“Pop Art” is a name that reads like a contradiction. Art is often lauded as high-minded and original. Pop is largely disdained as lowbrow and repetitive. But in many ways, the name encapsulates what makes Pop Art design so compelling: it revels in irony and combines what shouldn’t be combined.

Of course, Pop Art design owes its greatness to more than a catchy name. It is an incredibly vibrant, cheeky and diverse style whose appeal has endured for decades, no doubt for its role in wresting fine art from the hands elite to those of the masses. To help you get your own hands-on this aesthetic, we’re going to walk through the roots of Pop Art and the many ways it is still being adapted to this day.

What is Pop Art design?

Pop Art design is a fine art movement that reigned in the mid-1950s and 60s that largely focused on representations of popular, American pop culture iconography. These representations often ranged from literal, such as Roy Lichtenstien’s reproductions of actual comic book panels, to stylized, such as Richard Hamilton’s magazine collages. In contrast to the artwork that highlighted the particular hand of an artist, Pop Art routinely mimicked the impersonal and machine-driven graphics of commercial products.

Like all art, what defines something as Pop Art is not always straightforward—it depends on the particular obsessions and sensibilities that inevitably vary from artist to artist. However, most Pop Art does share a few common elements:

  • Subject matter featuring popular Americana such as celebrities, advertisements, shopping catalogs and comic books
  • Mass production techniques such as halftone printing
  • Excessive repetition
  • Image reproductions with substituted colors

While all of this describes the visual features of Pop Art, it fails to truly explain what Pop Art meant to both its artists and its devotees. How did a style that often reproduced the same, over-distributed commercial images manage to have such a lasting impact? In order to understand that, we’ll have to look into the historical context of the time, place and the people involved.
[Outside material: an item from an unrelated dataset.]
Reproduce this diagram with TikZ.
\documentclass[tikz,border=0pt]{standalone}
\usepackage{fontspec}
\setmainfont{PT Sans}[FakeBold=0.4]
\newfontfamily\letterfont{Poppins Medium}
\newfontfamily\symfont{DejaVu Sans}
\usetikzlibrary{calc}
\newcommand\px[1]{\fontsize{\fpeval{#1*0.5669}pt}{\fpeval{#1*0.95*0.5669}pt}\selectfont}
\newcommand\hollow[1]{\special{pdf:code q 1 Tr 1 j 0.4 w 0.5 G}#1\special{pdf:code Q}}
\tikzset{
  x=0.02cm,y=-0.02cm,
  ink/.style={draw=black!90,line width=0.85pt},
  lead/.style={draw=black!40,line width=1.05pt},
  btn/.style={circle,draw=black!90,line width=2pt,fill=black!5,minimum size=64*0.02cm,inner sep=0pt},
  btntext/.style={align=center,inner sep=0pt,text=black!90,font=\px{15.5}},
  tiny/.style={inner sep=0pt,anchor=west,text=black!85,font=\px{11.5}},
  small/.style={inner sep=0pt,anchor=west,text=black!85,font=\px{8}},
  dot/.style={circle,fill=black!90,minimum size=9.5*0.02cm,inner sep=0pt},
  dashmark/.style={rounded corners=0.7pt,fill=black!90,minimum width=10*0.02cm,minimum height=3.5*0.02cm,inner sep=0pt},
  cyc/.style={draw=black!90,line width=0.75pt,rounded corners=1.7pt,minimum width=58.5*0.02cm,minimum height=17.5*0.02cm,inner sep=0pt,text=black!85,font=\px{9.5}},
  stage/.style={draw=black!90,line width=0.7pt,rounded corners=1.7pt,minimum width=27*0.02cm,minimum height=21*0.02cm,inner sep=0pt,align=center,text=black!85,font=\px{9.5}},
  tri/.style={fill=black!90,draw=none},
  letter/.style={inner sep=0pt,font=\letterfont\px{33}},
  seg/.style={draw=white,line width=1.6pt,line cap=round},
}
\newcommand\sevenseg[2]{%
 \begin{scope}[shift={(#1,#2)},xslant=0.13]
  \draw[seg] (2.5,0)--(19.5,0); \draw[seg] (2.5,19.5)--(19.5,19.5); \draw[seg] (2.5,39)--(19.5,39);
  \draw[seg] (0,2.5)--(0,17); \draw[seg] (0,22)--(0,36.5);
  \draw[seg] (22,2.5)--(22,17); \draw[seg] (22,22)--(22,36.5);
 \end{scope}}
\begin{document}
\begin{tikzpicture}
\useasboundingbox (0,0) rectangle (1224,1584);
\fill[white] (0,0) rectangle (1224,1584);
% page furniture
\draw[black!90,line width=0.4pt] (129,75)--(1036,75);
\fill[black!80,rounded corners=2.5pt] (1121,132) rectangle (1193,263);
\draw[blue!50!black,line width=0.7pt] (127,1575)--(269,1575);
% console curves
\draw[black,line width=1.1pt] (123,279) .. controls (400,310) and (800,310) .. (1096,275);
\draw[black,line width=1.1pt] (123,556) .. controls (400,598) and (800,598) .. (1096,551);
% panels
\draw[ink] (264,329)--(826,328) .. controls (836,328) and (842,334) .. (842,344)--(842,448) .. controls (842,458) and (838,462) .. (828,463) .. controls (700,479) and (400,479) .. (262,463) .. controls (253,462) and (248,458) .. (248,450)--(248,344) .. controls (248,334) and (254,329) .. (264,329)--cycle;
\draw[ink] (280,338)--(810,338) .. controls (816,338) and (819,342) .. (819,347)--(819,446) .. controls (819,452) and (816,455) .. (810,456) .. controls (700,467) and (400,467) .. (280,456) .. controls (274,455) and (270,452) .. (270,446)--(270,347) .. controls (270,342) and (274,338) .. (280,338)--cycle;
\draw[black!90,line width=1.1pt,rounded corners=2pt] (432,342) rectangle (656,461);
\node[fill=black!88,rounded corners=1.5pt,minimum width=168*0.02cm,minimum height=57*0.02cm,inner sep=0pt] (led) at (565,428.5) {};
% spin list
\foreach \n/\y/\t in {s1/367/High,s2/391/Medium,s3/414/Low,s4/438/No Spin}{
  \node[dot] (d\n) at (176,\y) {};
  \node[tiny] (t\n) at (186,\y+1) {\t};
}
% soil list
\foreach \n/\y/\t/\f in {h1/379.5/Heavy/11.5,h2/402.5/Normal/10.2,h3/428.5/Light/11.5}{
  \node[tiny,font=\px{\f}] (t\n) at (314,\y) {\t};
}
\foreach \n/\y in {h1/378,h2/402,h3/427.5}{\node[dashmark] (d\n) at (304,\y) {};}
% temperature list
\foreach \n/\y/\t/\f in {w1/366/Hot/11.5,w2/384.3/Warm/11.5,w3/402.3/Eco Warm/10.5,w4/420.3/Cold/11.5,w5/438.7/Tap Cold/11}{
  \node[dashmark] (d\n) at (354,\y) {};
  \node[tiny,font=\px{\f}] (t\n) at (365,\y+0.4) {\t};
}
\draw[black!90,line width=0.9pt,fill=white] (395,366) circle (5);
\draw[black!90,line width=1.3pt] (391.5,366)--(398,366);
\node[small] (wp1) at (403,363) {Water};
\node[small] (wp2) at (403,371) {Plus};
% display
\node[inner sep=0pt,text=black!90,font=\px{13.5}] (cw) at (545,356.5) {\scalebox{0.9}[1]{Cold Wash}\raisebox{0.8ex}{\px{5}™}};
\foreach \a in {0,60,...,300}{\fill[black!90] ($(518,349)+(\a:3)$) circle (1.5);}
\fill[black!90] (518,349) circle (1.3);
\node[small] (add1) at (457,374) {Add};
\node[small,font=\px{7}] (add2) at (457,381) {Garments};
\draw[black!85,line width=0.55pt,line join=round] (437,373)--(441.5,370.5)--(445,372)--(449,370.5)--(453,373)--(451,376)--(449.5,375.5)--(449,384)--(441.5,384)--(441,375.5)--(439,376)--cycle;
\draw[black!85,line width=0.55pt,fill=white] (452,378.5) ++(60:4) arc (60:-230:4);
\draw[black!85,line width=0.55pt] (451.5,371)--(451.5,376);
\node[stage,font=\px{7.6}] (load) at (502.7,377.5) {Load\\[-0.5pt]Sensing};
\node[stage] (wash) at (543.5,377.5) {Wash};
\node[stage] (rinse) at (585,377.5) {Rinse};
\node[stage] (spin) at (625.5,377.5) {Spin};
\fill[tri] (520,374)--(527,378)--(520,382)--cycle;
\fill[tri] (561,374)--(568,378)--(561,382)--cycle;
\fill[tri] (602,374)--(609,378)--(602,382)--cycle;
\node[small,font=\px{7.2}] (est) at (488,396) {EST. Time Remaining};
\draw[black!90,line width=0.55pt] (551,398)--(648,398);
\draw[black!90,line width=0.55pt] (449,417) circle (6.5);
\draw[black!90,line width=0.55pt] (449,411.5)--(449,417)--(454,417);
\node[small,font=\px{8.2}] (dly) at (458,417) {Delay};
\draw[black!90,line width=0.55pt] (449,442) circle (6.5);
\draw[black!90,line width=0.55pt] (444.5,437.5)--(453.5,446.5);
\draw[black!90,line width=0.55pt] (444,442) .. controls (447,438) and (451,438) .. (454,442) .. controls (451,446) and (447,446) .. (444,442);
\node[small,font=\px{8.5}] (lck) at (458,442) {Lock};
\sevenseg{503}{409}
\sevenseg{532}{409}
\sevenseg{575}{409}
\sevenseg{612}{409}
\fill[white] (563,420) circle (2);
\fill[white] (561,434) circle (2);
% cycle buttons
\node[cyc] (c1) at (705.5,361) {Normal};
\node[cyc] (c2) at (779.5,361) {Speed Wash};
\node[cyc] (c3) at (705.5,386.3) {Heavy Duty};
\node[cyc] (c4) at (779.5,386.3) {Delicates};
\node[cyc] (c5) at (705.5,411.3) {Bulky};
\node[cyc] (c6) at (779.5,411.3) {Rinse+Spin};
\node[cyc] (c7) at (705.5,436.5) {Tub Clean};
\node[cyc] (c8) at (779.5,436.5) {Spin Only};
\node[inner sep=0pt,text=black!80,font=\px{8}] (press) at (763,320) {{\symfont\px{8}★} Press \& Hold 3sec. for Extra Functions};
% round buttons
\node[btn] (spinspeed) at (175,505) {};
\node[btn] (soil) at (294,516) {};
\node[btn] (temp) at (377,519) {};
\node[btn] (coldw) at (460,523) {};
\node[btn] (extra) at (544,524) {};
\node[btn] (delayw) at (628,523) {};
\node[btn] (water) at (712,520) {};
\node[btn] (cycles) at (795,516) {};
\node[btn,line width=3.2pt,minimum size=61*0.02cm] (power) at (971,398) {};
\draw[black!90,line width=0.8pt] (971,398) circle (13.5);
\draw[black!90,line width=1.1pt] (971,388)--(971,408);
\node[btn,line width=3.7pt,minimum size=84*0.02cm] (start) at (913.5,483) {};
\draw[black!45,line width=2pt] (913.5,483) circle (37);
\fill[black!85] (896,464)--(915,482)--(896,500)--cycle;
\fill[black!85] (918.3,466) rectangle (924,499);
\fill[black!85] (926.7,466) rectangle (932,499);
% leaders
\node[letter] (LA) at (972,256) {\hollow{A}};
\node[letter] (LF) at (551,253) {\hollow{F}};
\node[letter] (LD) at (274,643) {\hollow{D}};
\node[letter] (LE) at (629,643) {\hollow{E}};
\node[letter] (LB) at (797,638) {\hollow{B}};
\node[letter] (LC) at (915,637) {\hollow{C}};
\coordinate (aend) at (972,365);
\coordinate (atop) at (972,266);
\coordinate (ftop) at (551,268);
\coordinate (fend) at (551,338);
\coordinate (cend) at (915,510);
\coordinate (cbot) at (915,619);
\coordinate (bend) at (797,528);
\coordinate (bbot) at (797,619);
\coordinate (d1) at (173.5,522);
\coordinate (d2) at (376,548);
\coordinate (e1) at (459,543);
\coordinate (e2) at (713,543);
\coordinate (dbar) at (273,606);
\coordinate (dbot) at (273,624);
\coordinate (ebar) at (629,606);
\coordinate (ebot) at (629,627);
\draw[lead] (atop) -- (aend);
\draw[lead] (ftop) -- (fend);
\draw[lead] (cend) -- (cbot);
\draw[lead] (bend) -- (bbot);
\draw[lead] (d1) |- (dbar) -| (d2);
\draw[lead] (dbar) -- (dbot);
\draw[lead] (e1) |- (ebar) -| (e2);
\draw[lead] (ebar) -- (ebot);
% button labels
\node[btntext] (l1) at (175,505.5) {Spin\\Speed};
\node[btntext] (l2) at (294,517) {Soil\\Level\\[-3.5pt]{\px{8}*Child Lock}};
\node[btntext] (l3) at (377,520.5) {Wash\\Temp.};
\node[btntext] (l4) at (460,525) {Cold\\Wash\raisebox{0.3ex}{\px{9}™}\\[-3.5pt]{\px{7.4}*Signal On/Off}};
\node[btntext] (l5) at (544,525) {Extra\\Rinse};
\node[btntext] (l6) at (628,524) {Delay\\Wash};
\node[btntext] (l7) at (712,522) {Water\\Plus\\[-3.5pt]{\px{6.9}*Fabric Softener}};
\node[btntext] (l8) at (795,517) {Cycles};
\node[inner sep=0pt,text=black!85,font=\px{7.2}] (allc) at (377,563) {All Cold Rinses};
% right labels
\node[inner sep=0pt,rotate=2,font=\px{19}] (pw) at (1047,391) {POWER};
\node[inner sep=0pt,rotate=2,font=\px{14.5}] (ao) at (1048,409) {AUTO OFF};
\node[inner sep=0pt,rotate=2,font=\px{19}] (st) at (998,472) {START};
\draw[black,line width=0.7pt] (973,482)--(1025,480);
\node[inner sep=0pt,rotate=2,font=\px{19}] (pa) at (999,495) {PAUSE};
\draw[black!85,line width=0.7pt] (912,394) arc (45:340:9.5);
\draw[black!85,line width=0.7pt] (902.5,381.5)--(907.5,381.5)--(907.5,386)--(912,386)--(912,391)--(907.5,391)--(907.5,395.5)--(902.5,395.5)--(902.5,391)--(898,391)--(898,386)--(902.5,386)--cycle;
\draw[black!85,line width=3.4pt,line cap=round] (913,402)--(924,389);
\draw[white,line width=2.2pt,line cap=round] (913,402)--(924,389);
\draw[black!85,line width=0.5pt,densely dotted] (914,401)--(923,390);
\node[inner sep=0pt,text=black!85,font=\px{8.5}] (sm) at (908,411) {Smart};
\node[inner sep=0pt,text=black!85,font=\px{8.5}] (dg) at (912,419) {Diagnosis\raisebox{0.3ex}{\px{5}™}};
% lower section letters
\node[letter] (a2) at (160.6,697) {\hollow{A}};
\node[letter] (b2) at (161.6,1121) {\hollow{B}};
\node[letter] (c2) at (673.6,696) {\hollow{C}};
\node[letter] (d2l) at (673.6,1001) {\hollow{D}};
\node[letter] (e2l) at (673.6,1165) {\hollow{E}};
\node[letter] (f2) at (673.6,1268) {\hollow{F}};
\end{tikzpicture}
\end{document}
A brief history of Pop Art

The roots of Pop Art

Like so many artistic revolutions, Pop Art was often decried with some variation of This isn’t art! To some extent, these critics had a point: reproductions of commonly available images certainly was not what art had been up until that point.

But at the same time, American art had experienced a relatively recent period of realism, or naturalism. In this movement, artists reclaimed the subject matter of their art from religion or bourgeois portraits to scenes (often gritty) of ordinary people in order to show American life as it truly was. This was contrasted by modernist European movements such as Cubism, Dadaism, and Surrealism, much of which was greeted by Americans in the 1913 Armory Show with consternation and horror—Theodore Roosevelt himself famously declaring of French artist Marcel Duchamp, “He is nuts and his imagination has gone wild!” But all of these movements were vital precursors to Pop Art for challenging how art was supposed to look and what it could be about.

Outside the art world, American life had changed drastically. Industrialization had introduced mass production and crowded urban centers. Later, the end of World War II and the economic boom that followed brought about a mass migration to the suburbs, in search of quiet, residential lives.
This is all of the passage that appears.